Elizabeth D.
If you’re reading this, you deserve to be seen. I hope you know it’s okay to feel lost sometimes. It’s okay to feel like the world is moving too fast and everything is too loud. College is a lot, and it’s easy to get overwhelmed.
In the age of covid, isolation is hard to escape. I’ve struggled with depression for years, but I was too afraid to get help because I never felt like I deserved it. I am incredibly blessed in life, and I felt like I was just being ungrateful, dramatic and lazy. I thought I was just being weak. But, as time went on, I started to lose more and more of myself. I could barely get out of bed, brush my teeth, shower, answer texts. I was a shell of a person.
My first year at UVA, I reached the lowest point of my life. I relapsed into my eating disorder, I closed myself off from everyone in my life, my anxiety was spiking, and I just wanted everything to stop. I decided to stay home for the second semester and work on myself.

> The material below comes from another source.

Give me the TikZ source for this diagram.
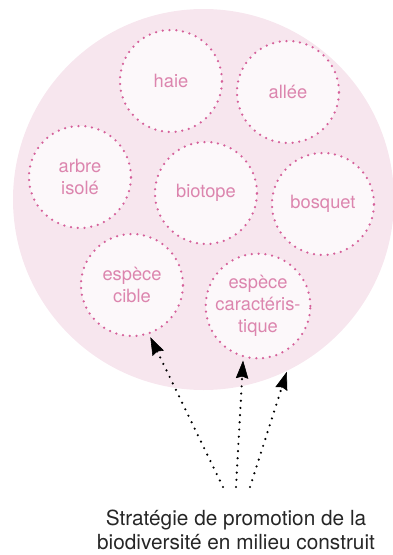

I started therapy for the first time and I went on medication for my anxiety and depression. I struggled with this decision at first because I felt like it was adding another failure to the list. Scrolling through social media, I started to feel like maybe there was something wrong with me. Millions of people go to college every year, why was it so hard for me to figure out? But, inside I knew that if I didn’t take this step, there might not be any coming back.
Everyone deserves to get help, no matter what their situation is or what their circumstances are.
You know yourself better than anyone, your feelings are real. Asking for help is not a weakness–it doesn’t mean you’re not strong enough. It means you’re human. It means you’re growing. It means you’re alive.